The threat I am referring to, of course, is the dreaded red peril of communism.

Trumbo rewinds history to 1947, when screenwriter and communist party member Dalton Trumbo was blacklisted by Hollywood after being found in contempt by the House Un-American Activities Committee (HUAC). Denied work by Hollywood studios, Trumbo began writing scripts under fictitious names in order to keep his family afloat. Two of those shadow screenplays won Oscars, including The Brave One.

Though HUAC feared that Trumbo scripts laced with Kremlin propaganda would spell curtains for the free world, America somehow managed to survive Roman Holiday. We can only surmise that Audrey Hepburn's delivery must have been off.

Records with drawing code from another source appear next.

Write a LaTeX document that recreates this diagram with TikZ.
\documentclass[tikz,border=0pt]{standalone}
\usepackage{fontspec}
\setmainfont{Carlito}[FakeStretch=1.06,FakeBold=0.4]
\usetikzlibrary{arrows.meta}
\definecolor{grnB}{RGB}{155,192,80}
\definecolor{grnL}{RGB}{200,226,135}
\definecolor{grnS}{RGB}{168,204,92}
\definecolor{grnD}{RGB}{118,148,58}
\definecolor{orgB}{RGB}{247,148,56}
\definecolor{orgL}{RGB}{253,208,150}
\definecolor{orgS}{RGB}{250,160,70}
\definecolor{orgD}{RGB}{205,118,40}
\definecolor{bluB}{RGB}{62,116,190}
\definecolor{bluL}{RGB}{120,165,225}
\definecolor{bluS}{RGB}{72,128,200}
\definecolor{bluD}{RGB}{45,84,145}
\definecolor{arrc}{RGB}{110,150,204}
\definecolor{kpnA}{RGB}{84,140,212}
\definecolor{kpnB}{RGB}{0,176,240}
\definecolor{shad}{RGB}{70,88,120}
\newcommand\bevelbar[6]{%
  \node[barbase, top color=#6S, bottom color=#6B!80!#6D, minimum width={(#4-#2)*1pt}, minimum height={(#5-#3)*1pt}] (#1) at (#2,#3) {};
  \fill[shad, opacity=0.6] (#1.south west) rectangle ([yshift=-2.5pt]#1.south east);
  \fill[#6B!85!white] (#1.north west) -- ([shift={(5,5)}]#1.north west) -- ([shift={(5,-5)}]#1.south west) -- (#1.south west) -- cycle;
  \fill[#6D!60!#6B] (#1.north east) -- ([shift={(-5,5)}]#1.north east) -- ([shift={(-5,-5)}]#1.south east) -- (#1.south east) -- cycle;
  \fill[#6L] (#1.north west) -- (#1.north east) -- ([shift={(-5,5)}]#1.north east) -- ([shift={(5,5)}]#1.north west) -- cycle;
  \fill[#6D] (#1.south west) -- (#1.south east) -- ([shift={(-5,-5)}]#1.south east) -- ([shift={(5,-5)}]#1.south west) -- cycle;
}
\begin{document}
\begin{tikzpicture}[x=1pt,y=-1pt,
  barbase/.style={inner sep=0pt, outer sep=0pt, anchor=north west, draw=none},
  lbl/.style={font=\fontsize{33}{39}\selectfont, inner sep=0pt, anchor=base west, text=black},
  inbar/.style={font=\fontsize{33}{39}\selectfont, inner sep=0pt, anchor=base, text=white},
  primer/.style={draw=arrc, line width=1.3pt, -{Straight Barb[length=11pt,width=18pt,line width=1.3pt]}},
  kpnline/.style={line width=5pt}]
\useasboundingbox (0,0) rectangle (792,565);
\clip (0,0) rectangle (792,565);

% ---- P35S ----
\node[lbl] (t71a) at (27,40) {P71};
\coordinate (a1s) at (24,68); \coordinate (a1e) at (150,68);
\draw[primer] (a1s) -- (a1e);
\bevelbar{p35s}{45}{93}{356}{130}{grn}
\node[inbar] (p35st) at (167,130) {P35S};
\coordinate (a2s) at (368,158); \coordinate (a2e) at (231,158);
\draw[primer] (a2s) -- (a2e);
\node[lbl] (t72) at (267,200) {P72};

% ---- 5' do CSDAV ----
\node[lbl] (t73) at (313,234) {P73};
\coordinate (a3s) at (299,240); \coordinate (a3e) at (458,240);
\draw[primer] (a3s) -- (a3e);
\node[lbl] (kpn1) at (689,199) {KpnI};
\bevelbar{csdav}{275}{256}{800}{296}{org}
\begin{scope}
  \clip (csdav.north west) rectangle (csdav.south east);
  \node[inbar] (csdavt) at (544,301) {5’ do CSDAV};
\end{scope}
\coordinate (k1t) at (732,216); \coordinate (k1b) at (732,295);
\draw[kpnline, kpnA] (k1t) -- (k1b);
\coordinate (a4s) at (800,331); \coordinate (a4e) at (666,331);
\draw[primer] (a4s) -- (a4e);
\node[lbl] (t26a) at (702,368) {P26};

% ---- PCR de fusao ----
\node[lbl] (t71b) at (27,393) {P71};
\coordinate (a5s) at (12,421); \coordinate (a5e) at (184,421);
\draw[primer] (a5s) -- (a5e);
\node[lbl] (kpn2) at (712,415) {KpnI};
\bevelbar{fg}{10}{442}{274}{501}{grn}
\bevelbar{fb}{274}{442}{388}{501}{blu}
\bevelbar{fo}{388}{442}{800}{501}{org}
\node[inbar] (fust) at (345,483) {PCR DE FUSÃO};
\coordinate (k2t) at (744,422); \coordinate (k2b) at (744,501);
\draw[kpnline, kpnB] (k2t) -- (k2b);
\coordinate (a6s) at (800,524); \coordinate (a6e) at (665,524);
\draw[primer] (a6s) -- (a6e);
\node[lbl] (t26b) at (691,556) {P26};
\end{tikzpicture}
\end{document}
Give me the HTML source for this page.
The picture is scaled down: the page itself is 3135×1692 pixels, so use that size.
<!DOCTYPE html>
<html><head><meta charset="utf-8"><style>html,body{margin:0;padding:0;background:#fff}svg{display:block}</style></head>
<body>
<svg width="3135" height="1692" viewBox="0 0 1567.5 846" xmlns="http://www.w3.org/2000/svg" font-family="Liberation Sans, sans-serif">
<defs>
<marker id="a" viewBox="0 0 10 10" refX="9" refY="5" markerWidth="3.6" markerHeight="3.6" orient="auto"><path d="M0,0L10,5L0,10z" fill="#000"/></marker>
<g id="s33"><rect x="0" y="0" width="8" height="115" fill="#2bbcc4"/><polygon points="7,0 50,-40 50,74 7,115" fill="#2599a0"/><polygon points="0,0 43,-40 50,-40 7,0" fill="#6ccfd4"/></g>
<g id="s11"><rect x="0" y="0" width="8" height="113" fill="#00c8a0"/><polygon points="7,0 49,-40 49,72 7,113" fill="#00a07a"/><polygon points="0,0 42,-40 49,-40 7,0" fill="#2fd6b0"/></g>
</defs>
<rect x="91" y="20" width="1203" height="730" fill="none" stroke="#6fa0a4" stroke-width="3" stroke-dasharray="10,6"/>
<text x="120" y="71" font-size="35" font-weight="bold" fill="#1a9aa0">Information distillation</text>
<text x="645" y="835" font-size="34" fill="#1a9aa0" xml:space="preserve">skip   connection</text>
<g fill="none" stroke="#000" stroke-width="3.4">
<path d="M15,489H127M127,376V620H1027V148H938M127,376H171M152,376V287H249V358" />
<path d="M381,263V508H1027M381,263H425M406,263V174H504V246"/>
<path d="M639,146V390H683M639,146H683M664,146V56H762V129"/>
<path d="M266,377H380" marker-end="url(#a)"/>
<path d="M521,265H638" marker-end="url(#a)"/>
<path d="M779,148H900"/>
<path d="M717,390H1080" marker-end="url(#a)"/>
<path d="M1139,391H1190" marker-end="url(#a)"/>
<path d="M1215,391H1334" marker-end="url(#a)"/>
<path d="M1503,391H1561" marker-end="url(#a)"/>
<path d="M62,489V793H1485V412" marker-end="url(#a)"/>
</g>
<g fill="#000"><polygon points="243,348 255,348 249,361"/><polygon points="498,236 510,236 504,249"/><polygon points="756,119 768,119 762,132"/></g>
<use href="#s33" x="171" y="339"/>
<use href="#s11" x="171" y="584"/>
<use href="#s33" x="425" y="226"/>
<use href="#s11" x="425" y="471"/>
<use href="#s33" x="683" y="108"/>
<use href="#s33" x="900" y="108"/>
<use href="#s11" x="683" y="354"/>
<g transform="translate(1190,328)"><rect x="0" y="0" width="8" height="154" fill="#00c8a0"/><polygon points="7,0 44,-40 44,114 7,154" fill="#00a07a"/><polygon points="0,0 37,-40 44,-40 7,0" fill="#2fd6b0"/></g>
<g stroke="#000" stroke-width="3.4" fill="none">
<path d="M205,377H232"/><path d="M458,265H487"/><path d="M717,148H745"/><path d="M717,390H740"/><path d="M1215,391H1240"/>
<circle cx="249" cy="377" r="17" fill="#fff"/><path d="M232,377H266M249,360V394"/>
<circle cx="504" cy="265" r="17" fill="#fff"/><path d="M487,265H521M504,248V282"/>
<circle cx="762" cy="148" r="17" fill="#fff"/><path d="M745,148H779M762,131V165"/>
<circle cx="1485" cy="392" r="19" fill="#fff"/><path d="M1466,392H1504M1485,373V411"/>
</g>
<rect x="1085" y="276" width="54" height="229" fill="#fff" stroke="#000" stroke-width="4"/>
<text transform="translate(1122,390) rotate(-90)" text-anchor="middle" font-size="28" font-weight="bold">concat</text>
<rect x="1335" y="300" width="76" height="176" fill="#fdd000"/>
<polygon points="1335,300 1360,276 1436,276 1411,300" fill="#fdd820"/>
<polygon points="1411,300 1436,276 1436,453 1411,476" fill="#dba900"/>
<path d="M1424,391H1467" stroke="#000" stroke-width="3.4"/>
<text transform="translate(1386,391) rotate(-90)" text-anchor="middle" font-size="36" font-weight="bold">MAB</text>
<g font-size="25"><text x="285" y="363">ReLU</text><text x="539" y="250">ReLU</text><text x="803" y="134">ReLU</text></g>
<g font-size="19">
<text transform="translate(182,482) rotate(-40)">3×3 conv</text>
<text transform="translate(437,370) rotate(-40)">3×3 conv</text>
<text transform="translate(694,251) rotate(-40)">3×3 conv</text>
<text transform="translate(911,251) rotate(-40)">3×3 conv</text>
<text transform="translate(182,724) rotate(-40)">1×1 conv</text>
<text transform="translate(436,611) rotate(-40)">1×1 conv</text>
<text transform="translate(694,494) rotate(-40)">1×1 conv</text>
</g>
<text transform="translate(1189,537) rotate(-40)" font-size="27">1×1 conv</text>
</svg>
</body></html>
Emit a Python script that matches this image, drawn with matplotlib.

Communism eventually fell out of vogue with the demagogues. Now Muslims and Mexicans are the rage -- this despite the fact that only 25 Americans have been killed by foreign-born terrorists since 9/11, compared with 451 killed by lightning strikes and over 165,000 who have been shot to death by other Americans in the same period. Facts notwithstanding, Muslims are the new clear and present danger, intent on total annihilation. If there are any Americans left standing after the Muslims get through with us, Mexicans will surely take our jobs.

Some of those Muslims we've been warned about come from Iraq, where they make their own movies about the threat of foreign terrorists. In those films, a superpower invades their country in 2003, resulting in the deaths of half a million Iraqi men, women, and children -- 1.5% of their country's population.

Those films are so popular over there that they have their own genre -- they're called "recruitment videos."

Back here in the states, another screenplay is being written -- this one is about another fearful time in America when a man rises to power by blaming our troubles on brown-skinned people who threaten to kill us all. The protagonist promises to protect us from harm by building walls, deporting our enemies found inside the wall and bombing those on the outside. The script does not yet include the main character's name - several men are auditioning for the lead role. Their delivery varies though the lines are pretty much the same.

In the early months of 2016, while these presidential candidates have stumped to warn us of the urgent threat of foreign killers, the number of Americans who have actually been killed by those terrorists in that period is exactly zero. By the end of March 2016, the number of Americans who will have been shot to death by other Americans will be around 2,800 - roughly the same number that died in the Twin Towers on 9/11. Whether or not Muslims will kill as many Americans by the end of March is uncertain -- when it comes to killing Americans (and Muslims), the U.S. sets a high bar.

It feels like we've seen this movie before - the one about opportunists scaring the crap out of us for political gain. They know it's a worn script, but they keep right on reading it because Americans never get tired of remakes of that B-movie about those foreign devils coming to kill us -- any time now.

Those devils probably will kill some of us, though not nearly as many as we kill ourselves.

In "The Tempest," Antonio encourages Sebastian to kill his father by telling him "what's past is prologue." Yet past isn't really prologue to the story - past is the actual story. We've seen this movie before, and we know how it ends.

We could all spare ourselves a really bad film about 2016 by foiling the plot today before that picture ever gets made.